Looming closer, a swirling darkness just beyond
the thought of summer’s water that is not
frozen deep in the Sierras to feed our rivers

and canyon leaks—of brittle fall and cattle
gathered at an empty trough. The creek dries back
and sinks in March, lifted to new canopies

of sycamores dressing. Skeletons of old oaks
stand out between greening survivors, some
wearing only clumps of yellow mistletoe

hanging like reasons, raisons—like raisins
clinging to a leafless vine. Each season
spins the same dry song, yet we find our place,

harmonize and sing along, lifted like precious
moisture to tender leaves, a basic ascension not
available in the big box stores, unrecorded

in the history of our presence. This may be
the new normal for old people—that daze
of amazement we have been working towards.





                                                                                                    Gail Steiger


Two months from Elko
busy branding calves,
begging for rain and grass,

we listen under an empty
overcast to “A Matter
of Believin’” as if Gail

were here with 100 years
of ranching lessons
in poetry and song.

South slopes all but done,
thin feed gray on clay
showing again,

it’s time to love
this short spring
wrapped in wildflowers

with our old friend
and glass of wine—
the whole show

mostly behind us now,
we indulge ourselves,
embrace the storms

of good fortune
we have worn well—
believing and trusting,

adapting like cattle
to these same hills
just harvesting grass.



February 15, 2015

February 15, 2015


                         the green growth the mind takes
                         from the pastures in March;

                              – Wendell Berry (“Goods”)

Like cattle filling bellies
becoming whole to bloom,
resting early in the shade of limbs
awaiting leaves, the pastures pulse
with goodness for as far as I can see.

How spring seemed so much longer
when I was a boy, the world wider
as the hills came alive, breathing
easily as apparitions danced
upon the green between rains.

And it becomes us to overwhelm
all else—renewed proof and hope
for mankind—pattern and possibility
yet on this earth that we absorb
like grass. And we feed upon it.




                        By the excellence of his work the workman is a neighbor.
                        By selling only what he would not despise to own
                        the salesman is a neighbor. By selling what is good
                        his character survives the market.

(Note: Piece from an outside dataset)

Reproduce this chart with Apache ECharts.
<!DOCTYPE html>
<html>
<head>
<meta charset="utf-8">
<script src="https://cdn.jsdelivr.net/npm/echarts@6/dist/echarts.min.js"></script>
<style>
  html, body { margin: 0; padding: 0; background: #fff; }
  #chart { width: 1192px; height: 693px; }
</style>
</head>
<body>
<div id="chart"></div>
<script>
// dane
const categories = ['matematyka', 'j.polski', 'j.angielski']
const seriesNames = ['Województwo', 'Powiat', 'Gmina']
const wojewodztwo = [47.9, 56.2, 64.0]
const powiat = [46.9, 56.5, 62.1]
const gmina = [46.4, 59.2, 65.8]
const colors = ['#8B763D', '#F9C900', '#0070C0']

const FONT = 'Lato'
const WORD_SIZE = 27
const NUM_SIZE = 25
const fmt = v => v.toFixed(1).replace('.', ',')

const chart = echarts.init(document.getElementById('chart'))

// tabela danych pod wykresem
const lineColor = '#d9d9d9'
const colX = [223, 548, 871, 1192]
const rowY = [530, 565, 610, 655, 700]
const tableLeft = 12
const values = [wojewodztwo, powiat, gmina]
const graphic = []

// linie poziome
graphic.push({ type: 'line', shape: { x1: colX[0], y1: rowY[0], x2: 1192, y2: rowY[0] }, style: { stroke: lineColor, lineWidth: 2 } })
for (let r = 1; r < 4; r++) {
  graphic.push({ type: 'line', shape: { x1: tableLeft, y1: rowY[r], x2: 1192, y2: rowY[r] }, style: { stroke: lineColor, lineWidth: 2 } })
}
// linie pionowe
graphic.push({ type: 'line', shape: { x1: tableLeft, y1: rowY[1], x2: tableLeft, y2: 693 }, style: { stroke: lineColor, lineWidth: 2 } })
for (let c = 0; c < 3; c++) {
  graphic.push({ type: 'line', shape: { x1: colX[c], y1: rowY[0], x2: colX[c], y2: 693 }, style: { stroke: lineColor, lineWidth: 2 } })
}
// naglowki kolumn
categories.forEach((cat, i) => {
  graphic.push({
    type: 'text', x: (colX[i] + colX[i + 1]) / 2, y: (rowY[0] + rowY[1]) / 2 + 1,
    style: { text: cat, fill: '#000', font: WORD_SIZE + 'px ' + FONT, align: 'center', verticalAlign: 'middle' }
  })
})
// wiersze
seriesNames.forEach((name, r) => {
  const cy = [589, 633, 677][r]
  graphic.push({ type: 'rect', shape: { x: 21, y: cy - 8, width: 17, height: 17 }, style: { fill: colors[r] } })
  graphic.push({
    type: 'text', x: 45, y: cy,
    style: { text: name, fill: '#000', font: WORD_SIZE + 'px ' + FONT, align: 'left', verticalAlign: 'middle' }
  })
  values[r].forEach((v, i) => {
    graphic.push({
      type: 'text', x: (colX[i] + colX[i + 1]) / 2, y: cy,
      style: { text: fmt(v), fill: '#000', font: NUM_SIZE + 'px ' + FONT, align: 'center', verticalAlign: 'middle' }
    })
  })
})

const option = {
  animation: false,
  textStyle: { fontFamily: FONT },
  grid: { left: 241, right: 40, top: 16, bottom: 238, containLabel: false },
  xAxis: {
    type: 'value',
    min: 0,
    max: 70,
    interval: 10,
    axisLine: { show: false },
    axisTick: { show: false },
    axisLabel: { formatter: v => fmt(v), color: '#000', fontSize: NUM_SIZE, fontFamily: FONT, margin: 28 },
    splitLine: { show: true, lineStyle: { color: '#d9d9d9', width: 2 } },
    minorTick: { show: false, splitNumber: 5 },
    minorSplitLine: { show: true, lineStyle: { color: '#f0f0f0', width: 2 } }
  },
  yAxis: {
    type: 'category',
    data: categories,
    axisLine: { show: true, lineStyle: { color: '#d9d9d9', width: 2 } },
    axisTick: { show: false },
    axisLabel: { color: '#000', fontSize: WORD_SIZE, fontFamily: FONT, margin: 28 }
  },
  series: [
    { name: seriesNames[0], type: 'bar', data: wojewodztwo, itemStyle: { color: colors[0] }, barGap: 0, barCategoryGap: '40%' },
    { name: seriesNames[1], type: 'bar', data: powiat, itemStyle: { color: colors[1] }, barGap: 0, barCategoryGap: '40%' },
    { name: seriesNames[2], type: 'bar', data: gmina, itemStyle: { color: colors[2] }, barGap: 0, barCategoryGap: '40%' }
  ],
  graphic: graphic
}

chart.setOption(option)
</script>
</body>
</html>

                              – Wendell Berry (“Prayers and Sayings of the Mad Farmer”)

We wish success for all our neighbors, fat
calves and money enough to buy good bulls
looking for work on our side of the fence,
and ours on theirs, despite best intentions.

Today, old neighbors come to help brand calves
with respect—rope, stretch and vaccinate
rambunctious children to a slow waltz—
to share the bounty of our heritage

despite the drought, despite the cows
we had to sell to save the others
and ourselves. Character upon this ground,
we have survived weather and the market.




                        Let me wake in the night
                        and hear it raining
                        and go back to sleep.

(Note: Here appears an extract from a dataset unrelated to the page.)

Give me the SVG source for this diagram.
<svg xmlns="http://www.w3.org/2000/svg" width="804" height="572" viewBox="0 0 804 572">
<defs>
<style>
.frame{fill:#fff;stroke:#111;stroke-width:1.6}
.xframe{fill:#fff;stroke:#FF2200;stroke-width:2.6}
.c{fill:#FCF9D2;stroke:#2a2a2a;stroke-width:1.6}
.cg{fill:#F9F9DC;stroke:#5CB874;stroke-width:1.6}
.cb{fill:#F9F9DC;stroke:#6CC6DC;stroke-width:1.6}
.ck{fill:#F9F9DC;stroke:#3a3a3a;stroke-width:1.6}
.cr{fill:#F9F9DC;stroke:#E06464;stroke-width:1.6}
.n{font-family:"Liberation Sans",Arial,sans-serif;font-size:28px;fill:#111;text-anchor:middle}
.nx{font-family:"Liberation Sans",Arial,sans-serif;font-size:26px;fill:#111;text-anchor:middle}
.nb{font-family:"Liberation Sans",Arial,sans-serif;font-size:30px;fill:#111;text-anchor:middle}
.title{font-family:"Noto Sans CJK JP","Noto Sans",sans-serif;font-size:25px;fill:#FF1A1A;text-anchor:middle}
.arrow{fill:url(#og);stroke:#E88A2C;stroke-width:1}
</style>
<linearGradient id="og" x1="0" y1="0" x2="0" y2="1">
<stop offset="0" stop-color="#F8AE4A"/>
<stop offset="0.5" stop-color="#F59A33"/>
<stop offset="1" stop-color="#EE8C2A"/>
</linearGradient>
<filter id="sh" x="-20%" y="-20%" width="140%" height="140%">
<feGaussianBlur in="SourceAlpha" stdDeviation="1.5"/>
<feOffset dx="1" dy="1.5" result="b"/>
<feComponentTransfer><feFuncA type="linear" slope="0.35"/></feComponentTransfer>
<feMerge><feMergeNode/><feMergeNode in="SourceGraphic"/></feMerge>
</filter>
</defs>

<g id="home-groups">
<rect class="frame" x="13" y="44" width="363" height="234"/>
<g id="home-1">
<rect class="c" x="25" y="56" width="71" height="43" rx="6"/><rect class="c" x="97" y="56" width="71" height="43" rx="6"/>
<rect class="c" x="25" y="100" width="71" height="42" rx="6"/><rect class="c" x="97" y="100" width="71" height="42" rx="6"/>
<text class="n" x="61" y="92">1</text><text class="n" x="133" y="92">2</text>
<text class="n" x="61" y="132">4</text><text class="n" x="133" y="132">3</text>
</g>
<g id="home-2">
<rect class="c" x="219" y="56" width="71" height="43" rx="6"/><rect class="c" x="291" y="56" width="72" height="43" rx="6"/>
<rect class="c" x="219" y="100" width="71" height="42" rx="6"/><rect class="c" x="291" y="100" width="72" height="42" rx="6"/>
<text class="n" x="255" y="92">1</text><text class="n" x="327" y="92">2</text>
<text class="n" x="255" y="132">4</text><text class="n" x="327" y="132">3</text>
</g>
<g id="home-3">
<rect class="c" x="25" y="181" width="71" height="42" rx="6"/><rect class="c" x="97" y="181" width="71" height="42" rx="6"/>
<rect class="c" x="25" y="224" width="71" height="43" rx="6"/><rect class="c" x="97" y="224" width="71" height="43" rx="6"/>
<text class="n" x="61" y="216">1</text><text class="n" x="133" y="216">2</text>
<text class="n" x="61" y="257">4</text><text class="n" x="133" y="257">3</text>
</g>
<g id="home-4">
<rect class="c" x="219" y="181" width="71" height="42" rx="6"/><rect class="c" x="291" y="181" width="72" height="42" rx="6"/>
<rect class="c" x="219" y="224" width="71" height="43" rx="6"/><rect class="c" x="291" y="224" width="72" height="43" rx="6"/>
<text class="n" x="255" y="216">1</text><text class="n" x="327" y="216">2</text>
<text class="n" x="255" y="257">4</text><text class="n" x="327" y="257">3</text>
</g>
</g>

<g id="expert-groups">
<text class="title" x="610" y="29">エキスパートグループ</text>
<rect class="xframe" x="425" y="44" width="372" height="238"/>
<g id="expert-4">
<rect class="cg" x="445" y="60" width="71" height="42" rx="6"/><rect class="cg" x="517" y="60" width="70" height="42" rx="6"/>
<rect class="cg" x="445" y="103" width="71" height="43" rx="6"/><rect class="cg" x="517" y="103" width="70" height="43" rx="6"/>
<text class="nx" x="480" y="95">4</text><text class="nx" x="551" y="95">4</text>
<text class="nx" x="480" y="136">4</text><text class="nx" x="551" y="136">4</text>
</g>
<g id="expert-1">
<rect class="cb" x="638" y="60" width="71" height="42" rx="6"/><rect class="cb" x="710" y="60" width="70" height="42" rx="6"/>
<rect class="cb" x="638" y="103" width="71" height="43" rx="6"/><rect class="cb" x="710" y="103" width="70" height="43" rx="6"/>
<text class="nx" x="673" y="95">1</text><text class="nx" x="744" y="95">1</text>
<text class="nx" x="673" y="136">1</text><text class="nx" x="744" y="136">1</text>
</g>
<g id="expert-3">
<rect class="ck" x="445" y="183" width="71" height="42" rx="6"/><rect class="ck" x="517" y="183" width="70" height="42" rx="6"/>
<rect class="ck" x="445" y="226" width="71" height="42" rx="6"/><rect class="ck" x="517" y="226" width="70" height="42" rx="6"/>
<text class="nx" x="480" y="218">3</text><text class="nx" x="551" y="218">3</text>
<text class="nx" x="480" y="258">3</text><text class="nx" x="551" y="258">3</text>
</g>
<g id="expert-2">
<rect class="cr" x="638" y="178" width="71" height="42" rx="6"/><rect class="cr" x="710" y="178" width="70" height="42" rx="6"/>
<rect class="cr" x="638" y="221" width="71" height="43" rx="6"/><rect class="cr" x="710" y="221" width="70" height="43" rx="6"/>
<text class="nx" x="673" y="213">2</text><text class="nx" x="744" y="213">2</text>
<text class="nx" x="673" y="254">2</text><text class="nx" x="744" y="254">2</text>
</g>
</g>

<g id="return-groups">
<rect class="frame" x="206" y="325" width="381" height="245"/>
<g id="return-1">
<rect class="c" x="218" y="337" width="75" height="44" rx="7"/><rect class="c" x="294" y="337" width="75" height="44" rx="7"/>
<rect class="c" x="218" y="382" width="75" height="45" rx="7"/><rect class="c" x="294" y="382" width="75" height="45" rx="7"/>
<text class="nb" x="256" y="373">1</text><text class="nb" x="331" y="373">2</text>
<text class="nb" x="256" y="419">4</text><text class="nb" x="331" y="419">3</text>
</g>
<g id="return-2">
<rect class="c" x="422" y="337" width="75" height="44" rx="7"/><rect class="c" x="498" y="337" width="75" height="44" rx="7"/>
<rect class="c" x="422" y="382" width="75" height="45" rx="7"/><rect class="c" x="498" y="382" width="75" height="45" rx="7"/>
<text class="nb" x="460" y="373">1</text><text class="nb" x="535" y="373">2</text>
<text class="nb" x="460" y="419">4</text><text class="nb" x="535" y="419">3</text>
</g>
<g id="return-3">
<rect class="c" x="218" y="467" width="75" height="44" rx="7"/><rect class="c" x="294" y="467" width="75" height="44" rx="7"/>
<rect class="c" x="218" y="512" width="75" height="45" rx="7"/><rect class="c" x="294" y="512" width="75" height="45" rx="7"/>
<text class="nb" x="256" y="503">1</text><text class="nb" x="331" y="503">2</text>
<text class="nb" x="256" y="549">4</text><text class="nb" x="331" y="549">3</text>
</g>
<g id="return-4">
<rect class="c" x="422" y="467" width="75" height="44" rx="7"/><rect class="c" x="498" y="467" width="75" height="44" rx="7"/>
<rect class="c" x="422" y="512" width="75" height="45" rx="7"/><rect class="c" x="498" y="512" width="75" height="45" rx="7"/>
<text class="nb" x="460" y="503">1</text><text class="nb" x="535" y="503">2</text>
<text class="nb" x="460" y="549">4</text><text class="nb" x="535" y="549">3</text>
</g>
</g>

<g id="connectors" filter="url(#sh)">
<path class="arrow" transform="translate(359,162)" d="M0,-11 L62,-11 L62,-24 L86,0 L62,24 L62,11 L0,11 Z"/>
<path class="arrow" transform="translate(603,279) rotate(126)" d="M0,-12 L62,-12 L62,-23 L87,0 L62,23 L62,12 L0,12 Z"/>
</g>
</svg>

                              – Wendell Berry (“Prayers and Sayings of the Mad Farmer”)

The lullaby that soothes my brain,
a metal roof under rain, proof
of gods and goddesses on the job

while I rest completely—let night
take me unafraid anywhere it wants
until the glistening of puddled mornings

blind me with glimpses of paradise
upon this earth, wet and wanting
nothing more from rustic religions.

Every church should acoustically angle
its spires and ridgelines to accentuate
these heaven’s gifts—and to withstand

retribution’s thunderous roar while
renting and gnashing huddle beneath
the storms that flood the rivers muddy.

We are not the architects, nor the nomads
chasing rain from place to place with herds
anymore. We pray instead for basic

sustenance to run upon and off our roofs,
season after season—no two the same—
to wake in the night and hear it raining.